We’ve noted many times over the years that relief pitchers are a fickle bunch. We only get 60 or 70 innings to evaluate each season, making the effort of predicting their future performance an at times futile one. Luke Gregerson was dominant in his first two seasons in San Diego, but despite a drop in ERA, he struggled in 2011. The numbers:
Gregerson struck out nearly 30 percent of batters in his first two seasons. Last year, his strikeout percentage fell to 14.1. That’s an alarming drop.
Using the new PITCHf/x tool created by Brooks Baseball and The Hardball Times, we can take a quick look inside the numbers. Gregerson relies heavily on the slider and below are some of his numbers for that pitch:
Gregerson is still getting batters to swing at his slider, however, when they do swing they are much less likely to miss, as evidenced by the decline in Whiffs/Swings from 46.7 percent in 2009 to just 33.5 percent last season.
It’s also important to note that while Gregerson’s slider velocity has actually increased, his fastball and sinker velocity have decreased over the past three seasons, perhaps making his slider less deceptive and/or allowing batters to wait that much longer to recognize the slider.

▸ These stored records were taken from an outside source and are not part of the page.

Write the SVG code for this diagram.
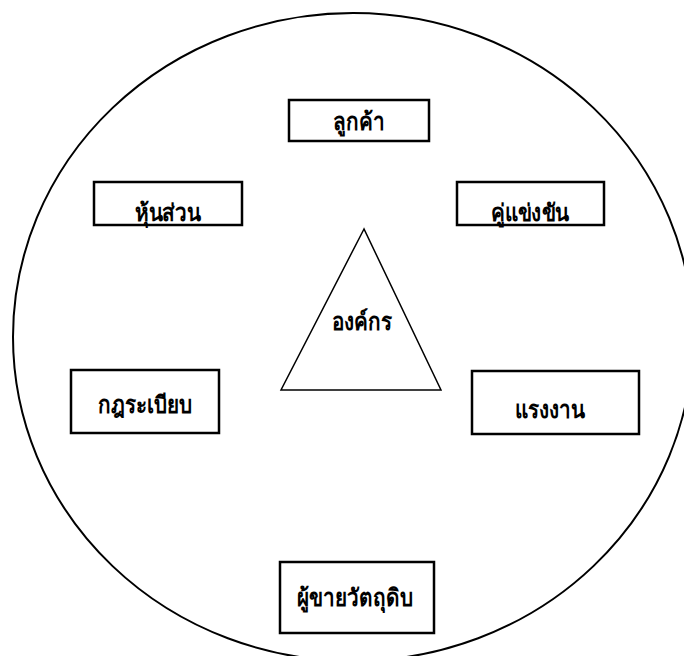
<svg xmlns="http://www.w3.org/2000/svg" width="684" height="656" viewBox="0 0 684 656">
<style>
.box{fill:#fff;stroke:#000;stroke-width:2.5}
.t{font-family:"Liberation Sans","Noto Sans",sans-serif;font-weight:bold;font-size:24px;fill:#000;text-anchor:middle;dominant-baseline:central}
</style>
<rect width="684" height="656" fill="#fff"/>
<g id="boundary"><ellipse cx="353" cy="337" rx="340" ry="324" fill="none" stroke="#000" stroke-width="2"/></g>
<g id="connectors"></g>
<g id="n-customer"><rect class="box" x="289" y="100" width="140" height="41"/><text class="t" transform="translate(359 122) scale(0.86 1)">ลูกค้า</text></g>
<g id="n-partner"><rect class="box" x="94" y="182" width="148" height="43"/><text class="t" transform="translate(168 213) scale(0.86 1)">หุ้นส่วน</text></g>
<g id="n-competitor"><rect class="box" x="457" y="182" width="147" height="43"/><text class="t" transform="translate(530 213) scale(0.86 1)">คู่แข่งขัน</text></g>
<g id="n-org"><polygon points="364,229 281,390 441,390" fill="#fff" stroke="#000" stroke-width="1.5"/><text class="t" transform="translate(362 322) scale(0.86 1)">องค์กร</text></g>
<g id="n-rules"><rect class="box" x="71" y="370" width="148" height="63"/><text class="t" transform="translate(145 405) scale(0.86 1)">กฎระเบียบ</text></g>
<g id="n-labor"><rect class="box" x="472" y="371" width="167" height="63"/><text class="t" transform="translate(550 410) scale(0.86 1)">แรงงาน</text></g>
<g id="n-supplier"><rect class="box" x="280" y="562" width="154" height="71"/><text class="t" transform="translate(355 598) scale(0.86 1)">ผู้ขายวัตถุดิบ</text></g>
</svg>
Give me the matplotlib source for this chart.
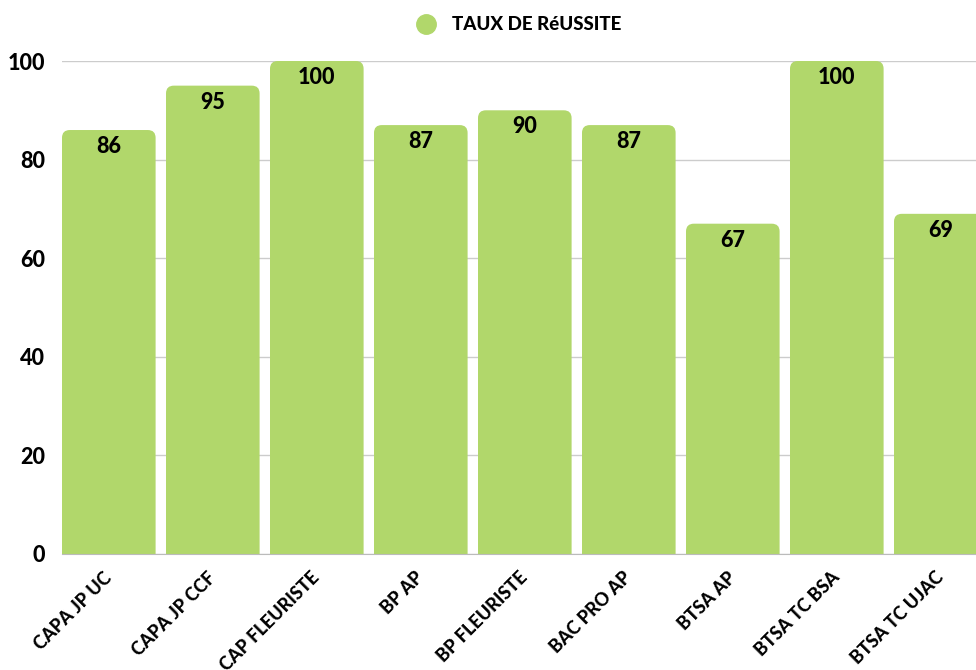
import matplotlib
matplotlib.use("Agg")
import matplotlib.pyplot as plt
from matplotlib.patches import FancyBboxPatch
from matplotlib.lines import Line2D
from matplotlib.transforms import ScaledTranslation

categories = ["CAPA JP UC", "CAPA JP CCF", "CAP FLEURISTE", "BP AP", "BP FLEURISTE",
              "BAC PRO AP", "BTSA AP", "BTSA TC BSA", "BTSA TC UJAC"]
values = [86, 95, 100, 87, 90, 87, 67, 100, 69]
series_name = "TAUX DE RéUSSITE"
yticks = [0, 20, 40, 60, 80, 100]

GREEN = "#B1D76B"
FONT = ["Lato", "DejaVu Sans"]

fig = plt.figure(figsize=(9.76, 6.70), dpi=100)
ax = fig.add_axes([62/976, 116/670, 925.6/976, 493/670])

x = list(range(len(categories)))
bars = ax.bar(x, values, width=0.9, color=GREEN, zorder=2)
# replace with rounded-top bars derived from the bar geometry
for rect in bars:
    bx, by = rect.get_x(), rect.get_y()
    bw, bh = rect.get_width(), rect.get_height()
    rect.set_visible(False)
    r = 0.075
    p = FancyBboxPatch((bx, by - 3), bw, bh + 3,
                       boxstyle=f"round,pad=0,rounding_size={r}",
                       mutation_aspect=21, facecolor=GREEN, edgecolor="none",
                       zorder=2, clip_on=True)
    ax.add_patch(p)

for xi, v in zip(x, values):
    ax.annotate(str(v), (xi, v), xytext=(0, -12), textcoords="offset points",
                ha="center", va="center", fontsize=15.5, fontweight="black",
                family=FONT, color="black", zorder=3)

ax.set_xlim(-0.45, len(categories) - 0.55)
ax.set_ylim(0, 100)
ax.set_yticks(yticks)
ax.set_yticklabels([str(t) for t in yticks], fontsize=15.5, fontweight="black", family=FONT)
ax.set_xticks(x)
ax.set_xticklabels(categories, rotation=45, ha="right", va="center",
                   rotation_mode="anchor", fontsize=13, fontweight="black", family=FONT)
shift = ScaledTranslation(8/100, 0, fig.dpi_scale_trans)
for lbl in ax.get_xticklabels():
    lbl.set_transform(lbl.get_transform() + shift)
ax.tick_params(axis="y", length=0, pad=12)
ax.tick_params(axis="x", length=0, pad=15)
ax.grid(axis="y", color="#cccccc", linewidth=1, zorder=0)
ax.set_axisbelow(True)
for s in ["top", "right", "left"]:
    ax.spines[s].set_visible(False)
ax.spines["bottom"].set_color("#bbbbbb")

handle = Line2D([], [], marker="o", linestyle="none", markersize=14,
                markerfacecolor=GREEN, markeredgecolor=GREEN)
fig.legend([handle], [series_name], loc="center", bbox_to_anchor=(0.527, 0.963),
           frameon=False, handletextpad=0.4,
           prop={"family": FONT, "weight": "black", "size": 13.5})

fig.savefig("out.png", dpi=100)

Can Gregerson remain successful striking out only 14 percent of batters? It’s unlikely. While his home run rate was excellent in 2011, as he allowed just two home runs all year, that’s almost certainly going to increase in 2012. Only 3.8 percent of his fly balls traveled over the fence last year and that number tends to regress heavily toward the league average (~11 percent).
A sub-two strikeout-walk-ratio and a more normal HR/FB rate will likely lead to an ERA well into the threes. Out of the bullpen and in Petco Park, there just isn’t a lot of value there.
It’s impossible to tell if Gregerson will regain his swing-and-miss ways, but the over-reliance on the slider is worrisome. He missed a month in 2011 with a strained left oblique, and you have to be concerned that further injuries and/or decline in velocity could continue due to the high slider percentage.
Gregerson is a personal favorite and I’m certainly hoping he can regain his 2009-2010 form. Keep a close eye on his early season strikeout percentage and whiff rates for an indicator as to how his 2012 campaign might unfold.